Recent exhibitions include, ‘Final Not Over’ at Unit 1 Gallery and ‘Can We Dance Again?’ at the Royal Victoria Patriotic Building. Upcoming events include a display of selected 2021 graduates at the Dyson Gallery, the RCA degree show at Cromwell Place, Chelsea Art Week and an exhibition at Travers Smith headquarters in London.

My practice looks at the vacant space, the empty shell, the skin of things and is informed by my cultural heritage and research around the subject of aura in art. I explore themes of memory, mortality, and identity through emotionally charged and psychologically ambiguous objects and spaces that are imbued with history.

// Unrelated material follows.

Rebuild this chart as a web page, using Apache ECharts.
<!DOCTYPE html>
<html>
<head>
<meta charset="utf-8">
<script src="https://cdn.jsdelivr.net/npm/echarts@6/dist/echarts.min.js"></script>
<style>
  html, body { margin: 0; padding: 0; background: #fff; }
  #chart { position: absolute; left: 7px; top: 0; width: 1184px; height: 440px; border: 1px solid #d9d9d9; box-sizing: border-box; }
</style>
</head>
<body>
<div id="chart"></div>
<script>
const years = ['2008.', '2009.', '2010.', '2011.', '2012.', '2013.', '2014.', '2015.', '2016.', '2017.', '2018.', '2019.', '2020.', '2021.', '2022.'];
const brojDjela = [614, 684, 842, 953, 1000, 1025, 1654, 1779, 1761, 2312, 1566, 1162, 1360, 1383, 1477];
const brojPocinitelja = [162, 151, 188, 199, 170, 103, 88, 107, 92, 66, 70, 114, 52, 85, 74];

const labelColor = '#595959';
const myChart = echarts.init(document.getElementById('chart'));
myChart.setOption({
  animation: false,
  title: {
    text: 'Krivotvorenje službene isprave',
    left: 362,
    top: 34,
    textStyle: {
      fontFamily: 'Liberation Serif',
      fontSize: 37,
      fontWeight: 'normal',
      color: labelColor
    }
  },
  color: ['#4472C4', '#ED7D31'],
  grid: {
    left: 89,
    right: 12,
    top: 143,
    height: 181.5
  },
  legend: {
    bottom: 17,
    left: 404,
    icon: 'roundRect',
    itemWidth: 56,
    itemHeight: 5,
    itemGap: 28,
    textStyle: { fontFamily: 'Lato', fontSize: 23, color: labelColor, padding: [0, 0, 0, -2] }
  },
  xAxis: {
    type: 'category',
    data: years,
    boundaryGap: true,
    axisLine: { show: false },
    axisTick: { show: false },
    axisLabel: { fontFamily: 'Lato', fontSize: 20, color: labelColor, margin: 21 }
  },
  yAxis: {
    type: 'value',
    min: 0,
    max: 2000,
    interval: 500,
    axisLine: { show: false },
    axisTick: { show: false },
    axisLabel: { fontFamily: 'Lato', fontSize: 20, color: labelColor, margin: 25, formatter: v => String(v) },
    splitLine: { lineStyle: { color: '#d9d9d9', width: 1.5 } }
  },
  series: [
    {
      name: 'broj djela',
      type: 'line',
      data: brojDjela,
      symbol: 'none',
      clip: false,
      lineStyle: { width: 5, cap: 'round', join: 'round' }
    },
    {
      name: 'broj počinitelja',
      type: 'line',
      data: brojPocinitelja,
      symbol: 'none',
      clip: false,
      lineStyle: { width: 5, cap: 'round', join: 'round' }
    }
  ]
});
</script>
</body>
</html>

Through the use of photograms, large format film and digital photography, I evoke and explore corporeal presence. My subjects have an intimate, physical relationship to the body and have been handled and inhabited; they are inanimate but loaded, exposing the affecting remnants of past lives. The images of the children’s clothes are made without a camera, placing the antique garments directly on photographic paper and exposing them to light, the skin cells and body oils of their wearers seeping into the prints.

I use photography as a means, not only for remembrance, but as a method for preservation and restoration. The camera becomes an instrument for resurrecting archaic and obsolete objects, turning them into something new, allowing us to observe them and re-evaluate their cultural, religious, political, and sentimental meaning.

'The Whispering Gallery' and its dormant containers of rifles and pistols, crosses and medals, evoke hidden narratives and secret histories, the sense of absence and omission tapping into our deeper fears and desires. The objects and spaces photographed come from my own family home; like Nabokov in his autobiography, ‘Speak, Memory’, I use the family home as a space to excavate and animate the ghosts and auras of the past.

Vessel VI, 2021 — C-type print, 62 x 20cm (life-size print)
Vessel I, 2020 + Vessel II, 2020 — C-type prints, Vessel I: 10 x 15cm (life-size print), Vessel II: 19 x 13cm (life-size print)
Vessel III, 2020 — C-type print, 42 x 23cm (life-size print)
Vessel IX (2020) — Archival pigment print, 53 x 53cm (life-size print)

Dress, 2020 — Archival pigment print, 103 x 125cm (life-size print)
Cuff, 2021 — Archival pigment print, 50 x 50cm (life-size print)
Ruffle, 2021 — Archival pigment print, 50 x 58cm (life-size print)
Frock, 2020 — Archival pigment print, 70 x 78cm (life-size print)
Stalls, 2020 — Archival pigment print, 102 x 130cm
Shelves, 2021 + Skull, 2021 — Shelves. Archival pigment print, 102 x 130cm Skull. Archival pigment print, 60 x 60cm
Hair, 2020 — Archival pigment print. 29.5 x 40cm (life-size print)
Lightscape II, 2020 (left image) — Archival pigment print, 27 x 36cm + 27 x 36cm (diptych)
Lightscape II, 2020 (right image) — Archival pigment print, 27 x 36cm + 27 x 36cm (diptych)
Dress, 2020 - 107 x 129cm (framed)
Vessel I, 2020 - 10 x 15cm (framed)
Vessel III, 2020 - 42 x 23cm (framed)

The framing of the Vessels form an integral part of the artwork. The pictures are printed life-size and mounted under Perspex. The Perspex plate is then floated on the surface of a deep tray frame, replicating the shape and size of the original container.

The finished pieces look like the boxes again, transformed, holding something of the past and something futuristic. The process preserves a haunting imprint of an object which is both a physical embodiment of, and a liberation from, the memories it once held.